There is no denying that the film contains very impressive stunts, especially the Smokers' attack on the atoll. The film doesn't make a great deal of sense, as we never learn why the Smokers are searching for the girl with a map tattoo in the first place nor how they know it is a map. The hero is very unsympathetic and the baddies' motivation is never really explained but if you are happy to sit back and watch the show rather than question the plot it is definitely entertaining.
Legacy
Waterworld overtook James Cameron's films Terminator 2: Judgement Day (1991) and True Lies (1994) to briefly become the most expensive film of all time until James Cameron made Titanic (1997).

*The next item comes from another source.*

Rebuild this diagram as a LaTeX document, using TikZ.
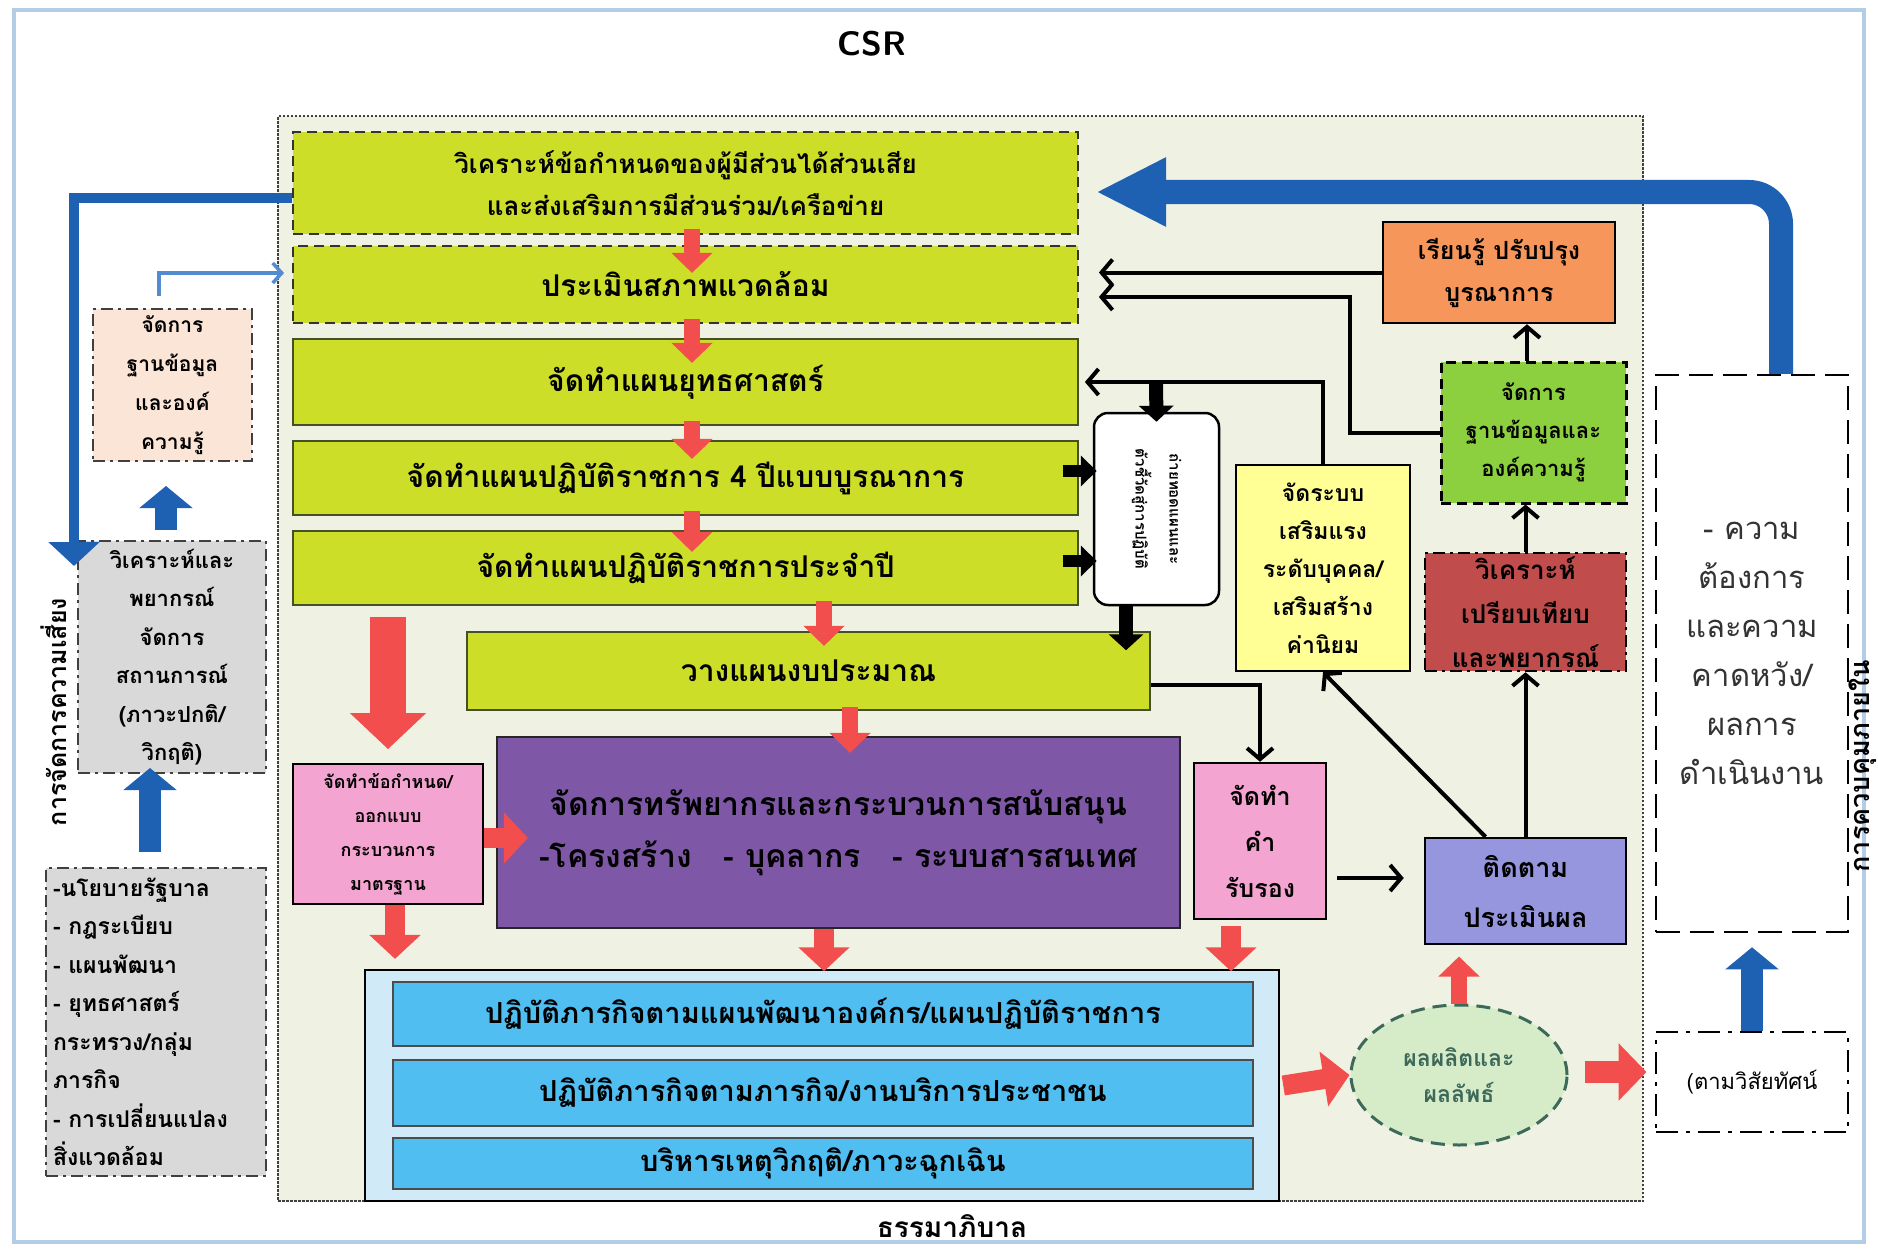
\documentclass[tikz,border=0pt]{standalone}
\usepackage{fontspec}
\setmainfont{Liberation Sans}
\newfontfamily\thai[Script=Thai]{Loma}
\usetikzlibrary{arrows.meta,shapes.geometric,calc}
\definecolor{limeC}{RGB}{205,222,40}
\definecolor{areaC}{RGB}{239,242,226}
\definecolor{pinkC}{RGB}{244,164,208}
\definecolor{purpC}{RGB}{126,88,166}
\definecolor{skyC}{RGB}{80,190,240}
\definecolor{skyL}{RGB}{208,234,248}
\definecolor{orC}{RGB}{247,150,90}
\definecolor{grC}{RGB}{140,208,64}
\definecolor{rdC}{RGB}{192,76,76}
\definecolor{ylC}{RGB}{255,255,150}
\definecolor{lavC}{RGB}{150,150,222}
\definecolor{ellC}{RGB}{214,236,200}
\definecolor{ellB}{RGB}{60,105,90}
\definecolor{peachC}{RGB}{251,229,214}
\definecolor{grayC}{RGB}{217,217,217}
\definecolor{blueA}{RGB}{30,96,178}
\definecolor{blueL}{RGB}{84,140,210}
\definecolor{redA}{RGB}{242,78,78}
\definecolor{frameC}{RGB}{180,205,230}
\definecolor{boxB}{RGB}{70,80,40}
\newcommand\fA{\fontsize{30}{42}\selectfont}
\newcommand\fBone{\fontsize{26}{42}\selectfont}
\begin{document}
\begin{tikzpicture}[x=1pt,y=-1pt,
  bx/.style={draw=boxB, line width=1.8pt, inner sep=2pt, align=center, font=\thai\bfseries\fA},
  limebox/.style={bx, fill=limeC},
  dashb/.style={dash pattern=on 10pt off 6pt},
  dashdot/.style={dash pattern=on 12pt off 5pt on 3pt off 5pt},
  sbox/.style={draw=black, line width=2.5pt, inner sep=2pt, align=center},
  redarr/.style={draw=redA, line width=16pt, -{Triangle[length=20pt,width=40pt]}},
  bigred/.style={draw=redA, line width=36pt, -{Triangle[length=36pt,width=74pt]}},
  bluearr/.style={draw=blueA, line width=22pt, -{Triangle[length=22pt,width=52pt]}},
  blkarr/.style={draw=black, line width=12pt, -{Triangle[length=16pt,width=30pt]}},
  conn/.style={draw=black, line width=4pt, -{Straight Barb[length=11pt,width=26pt]}}
]
\useasboundingbox (0,0) rectangle (1878,1252);
\fill[white] (0,0) rectangle (1878,1252);
\draw[frameC, line width=4pt] (14,10) rectangle (1864,1242);

\node[font=\sffamily\bfseries\fontsize{34}{40}\selectfont] (csr) at (872,44) {CSR};

% main area
\node[draw=black!75, dash pattern=on 2.5pt off 1.5pt, line width=1.5pt, fill=areaC,
  minimum width=1365pt, minimum height=1085pt, inner sep=0] (area) at (960.5,658.5) {};
\node[font=\thai\bfseries\fontsize{28}{32}\selectfont] (gov) at (952,1226) {ธรรมาภิบาล};

% lime boxes
\node[limebox, dashb, draw=black!80, minimum width=785pt, minimum height=102pt, font=\thai\bfseries\fBone] (b1) at (685.5,183)
  {วิเคราะห์ข้อกำหนดของผู้มีส่วนได้ส่วนเสีย\\และส่งเสริมการมีส่วนร่วม/เครือข่าย};
\node[limebox, dashb, draw=black!80, minimum width=785pt, minimum height=77pt] (b2) at (685.5,284.5) {ประเมินสภาพแวดล้อม};
\node[limebox, minimum width=785pt, minimum height=86pt] (b3) at (685.5,382) {จัดทำแผนยุทธศาสตร์};
\node[limebox, minimum width=785pt, minimum height=74pt] (b4) at (685.5,478) {จัดทำแผนปฏิบัติราชการ 4 ปีแบบบูรณาการ};
\node[limebox, minimum width=785pt, minimum height=74pt] (b5) at (685.5,568) {จัดทำแผนปฏิบัติราชการประจำปี};
\node[limebox, minimum width=683pt, minimum height=78pt] (bud) at (808.5,671) {วางแผนงบประมาณ};

% middle
\node[bx, draw=black, fill=pinkC, minimum width=190pt, minimum height=140pt, font=\thai\bfseries\fontsize{18}{34}\selectfont] (pl) at (388,834)
  {จัดทำข้อกำหนด/\\ออกแบบ\\กระบวนการ\\มาตรฐาน};
\node[bx, draw=black!85, line width=2.5pt, fill=purpC, minimum width=683pt, minimum height=191pt, font=\thai\bfseries\fontsize{32}{52}\selectfont] (pu) at (838.5,832.5)
  {จัดการทรัพยากรและกระบวนการสนับสนุน\\-โครงสร้าง\quad - บุคลากร\quad - ระบบสารสนเทศ};
\node[sbox, fill=pinkC, minimum width=132pt, minimum height=156pt, font=\thai\bfseries\fontsize{25}{46}\selectfont] (pr) at (1260,841) {จัดทำ\\คำ\\รับรอง};

% bottom
\node[draw=black, line width=2.5pt, fill=skyL, minimum width=914pt, minimum height=231pt] (bo) at (822,1085.5) {};
\node[bx, draw=black!70, fill=skyC, minimum width=860pt, minimum height=64pt, font=\thai\bfseries\fontsize{29}{34}\selectfont] (ba) at (823,1014)
  {ปฏิบัติภารกิจตามแผนพัฒนาองค์กร/แผนปฏิบัติราชการ};
\node[bx, draw=black!70, fill=skyC, minimum width=860pt, minimum height=66pt, font=\thai\bfseries\fontsize{29}{34}\selectfont] (bb) at (823,1093)
  {ปฏิบัติภารกิจตามภารกิจ/งานบริการประชาชน};
\node[bx, draw=black!70, fill=skyC, minimum width=860pt, minimum height=51pt, font=\thai\bfseries\fontsize{29}{34}\selectfont] (bc) at (823,1163.5)
  {บริหารเหตุวิกฤติ/ภาวะฉุกเฉิน};

\node[ellipse, draw=ellB, line width=3pt, dash pattern=on 14pt off 8pt, fill=ellC, minimum width=216pt, minimum height=140pt,
  align=center, text=ellB, font=\thai\bfseries\fontsize{23}{36}\selectfont] (ell) at (1459,1075) {ผลผลิตและ\\ผลลัพธ์};

% right column
\node[sbox, fill=orC, minimum width=232pt, minimum height=101pt, font=\thai\bfseries\fontsize{25}{42}\selectfont] (or) at (1499,272.5) {เรียนรู้ ปรับปรุง\\บูรณาการ};
\node[sbox, dashb, line width=3pt, fill=grC, minimum width=185pt, minimum height=141pt, font=\thai\bfseries\fontsize{22}{38}\selectfont] (gr) at (1533.5,432.5) {จัดการ\\ฐานข้อมูลและ\\องค์ความรู้};
\node[sbox, fill=ylC, minimum width=174pt, minimum height=206pt, font=\thai\bfseries\fontsize{23}{38}\selectfont] (yl) at (1323,568) {จัดระบบ\\เสริมแรง\\ระดับบุคคล/\\เสริมสร้าง\\ค่านิยม};
\node[sbox, dashdot, fill=rdC, minimum width=201pt, minimum height=118pt, font=\thai\bfseries\fontsize{26}{44}\selectfont] (rd) at (1525.5,612) {วิเคราะห์\\เปรียบเทียบ\\และพยากรณ์};
\node[sbox, fill=lavC, minimum width=201pt, minimum height=106pt, font=\thai\bfseries\fontsize{27}{50}\selectfont] (tt) at (1525.5,891) {ติดตาม\\ประเมินผล};

% rounded vertical box
\node[draw=black, line width=2.5pt, rounded corners=14pt, fill=white, minimum width=125pt, minimum height=192pt] (rb) at (1156.5,509) {};
\node[rotate=-90, align=center, font=\thai\bfseries\fontsize{15}{34}\selectfont] (rbt) at (rb.center) {ถ่ายทอดแผนและ\\ตัวชี้วัดสู่การปฏิบัติ};

% far right
\node[draw=black, line width=2.5pt, dash pattern=on 24pt off 10pt, fill=white, minimum width=192pt, minimum height=557pt,
  align=center, text=black!80, font=\thai\fontsize{31}{49}\selectfont] (tall) at (1752,653.5)
  {- ความ\\ต้องการ\\และความ\\คาดหวัง/\\ผลการ\\ดำเนินงาน};
\node[draw=black, line width=2.5pt, dash pattern=on 22pt off 8pt on 4pt off 8pt, fill=white, minimum width=192pt, minimum height=100pt,
  font=\thai\fontsize{22}{26}\selectfont] (vis) at (1752,1082) {(ตามวิสัยทัศน์};
\node[rotate=90, font=\thai\bfseries\fontsize{27}{30}\selectfont] (ctrl) at (1863,766) {การควบคุมภายใน};

% far left
\node[draw=black!75, line width=2pt, dashdot, fill=peachC, minimum width=159pt, minimum height=152pt, align=center,
  font=\thai\bfseries\fontsize{21}{39}\selectfont] (peach) at (172.5,385) {จัดการ\\ฐานข้อมูล\\และองค์\\ความรู้};
\node[draw=black!75, line width=2pt, dashdot, fill=grayC, minimum width=188pt, minimum height=232pt, align=center,
  font=\thai\bfseries\fontsize{22}{38.5}\selectfont] (gray1) at (172,657) {วิเคราะห์และ\\พยากรณ์\\จัดการ\\สถานการณ์\\(ภาวะปกติ/\\วิกฤติ)};
\node[draw=black!75, line width=2pt, dashdot, fill=grayC, minimum width=220pt, minimum height=308pt, align=left, text width=206pt,
  font=\thai\bfseries\fontsize{23}{38.5}\selectfont] (gray2) at (156,1022)
  {-นโยบายรัฐบาล\\- กฎระเบียบ\\- แผนพัฒนา\\- ยุทธศาสตร์\\กระทรวง/กลุ่ม\\ภารกิจ\\- การเปลี่ยนแปลง\\สิ่งแวดล้อม};
\node[rotate=90, font=\thai\bfseries\fontsize{25}{28}\selectfont] (risk) at (54,712) {การจัดการความเสี่ยง};

% ---- red block arrows
\draw[redarr] ([xshift=6.5pt,yshift=6pt]b1.south) -- ++(0,44);
\draw[redarr] ([xshift=6.5pt,yshift=5pt]b2.south) -- ++(0,44);
\draw[redarr] ([xshift=6.5pt,yshift=5pt]b3.south) -- ++(0,38);
\draw[redarr] ([xshift=6.5pt,yshift=5pt]b4.south) -- ++(0,41);
\draw[redarr] ([xshift=138.5pt,yshift=5pt]b5.south) -- ++(0,45);
\draw[redarr] ([xshift=41.5pt,yshift=4pt]bud.south) -- ++(0,46);
\draw[bigred] ([yshift=146pt]pl.north) -- ([yshift=14pt]pl.north);
\draw[redarr, line width=20pt, -{Triangle[length=24pt,width=50pt]}] ([yshift=-4pt]pl.east) -- ++(44,0);
\draw[redarr, line width=20pt, -{Triangle[length=24pt,width=50pt]}] ([xshift=7pt]pl.south) -- ++(0,54);
\draw[redarr, line width=20pt, -{Triangle[length=24pt,width=50pt]}] ([xshift=-14.5pt]pu.south) -- ++(0,42);
\draw[redarr, line width=20pt, -{Triangle[length=24pt,width=50pt]}] ([xshift=-29pt,yshift=-6pt]pr.south) -- ++(0,45);
\draw[redarr, line width=20pt, -{Triangle[length=26pt,width=54pt]}] ([xshift=3pt]bo.east) -- (ell.west);
\draw[redarr] (ell.north) -- ++(0,-47);
\draw[redarr, line width=22pt, -{Triangle[length=28pt,width=56pt]}] ([xshift=16pt,yshift=3pt]ell.east) -- ++(62,0);

% ---- blue arrows
\coordinate (bigtip) at (1096,192);
\draw[blueA, line width=24pt, rounded corners=32pt, -{Triangle[length=70pt,width=64pt]}] ([xshift=29pt]tall.north) |- (bigtip);
\coordinate (lbtip) at (74,566);
\draw[blueA, line width=10pt, -{Triangle[length=24pt,width=50pt]}] ([yshift=-15pt]b1.west) -| (lbtip);
\draw[blueL, line width=3.5pt, -{Straight Barb[length=9pt,width=20pt]}, shorten <=12pt] ([xshift=-13.5pt]peach.north) |- ([xshift=-8pt,yshift=11.5pt]b2.west);
\draw[bluearr] ([xshift=-6pt,yshift=10pt]gray1.north) -- ([xshift=-6.5pt,yshift=-24pt]peach.south);
\draw[bluearr] ([xshift=-6pt,yshift=15pt]gray2.north) -- ([xshift=-22pt,yshift=6pt]gray1.south);
\draw[bluearr] (vis.north) -- ([yshift=-14pt]tall.south);

% ---- black block arrows
\draw[blkarr] ([xshift=-16pt,yshift=7pt]b4.east) -- ([xshift=4pt,yshift=38pt]rb.west);
\draw[blkarr] ([xshift=-16pt,yshift=7pt]b5.east) -- ([xshift=4pt,yshift=-52pt]rb.west);
\coordinate (rbtop) at (1156,382);
\draw[blkarr, line width=14pt, -{Triangle[length=16pt,width=34pt]}] (rbtop) -- ([yshift=-10pt]rb.north);
\draw[blkarr, line width=14pt, -{Triangle[length=16pt,width=34pt]}] ([xshift=-30.5pt]rb.south) -- ++(0,44);

% ---- black connectors
\draw[conn, shorten >=20pt] (or.west) -- (b2.east |- or.west);
\coordinate (c2) at (1350,297);
\draw[conn, shorten >=20pt] (gr.west) -| (c2) -- (b2.east |- c2);
\draw[conn, shorten >=6pt] (yl.north) |- (b3.east);
\draw[conn] (gr.north -| or.south) ++(28,0) coordinate (ga) (ga) -- (ga |- or.south);
\draw[conn] (rd.north) -- (rd.north |- gr.south);
\draw[conn] (tt.north) -- (tt.north |- rd.south);
\draw[conn] ([xshift=-40pt]tt.north) -- (yl.south);
\draw[conn, shorten <=10pt, shorten >=20pt] (pr.east |- 0,878) -- (tt.west |- 0,878);
\draw[conn] ([yshift=-14pt]bud.east) -| (pr.north);
\end{tikzpicture}
\end{document}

Waterworld won the 1996 Worst Supporting Actor Golden Raspberry for Dennis Hopper, although it lost Worst Picture and Worst Director to Showgirls. Kevin Costner lost the Worst Actor category to Tommy Collins in Jury Duty.
The film inspired a theme park attraction named Waterworld: A Live Sea War Spectacular, which has proven to be immensely popular and successful at Universal Studios theme parks.
Kevin Costner went on to direct, produce and star in The Postman (2007), another post-apocalyptic film in which he plays a nomadic hero. This was a complete flop.
Waterworld continues to influence other films. For example in Moana (2016), the heroes encounter the water-based Kakamora who are the coconut equivalent of Waterworld's Smokers.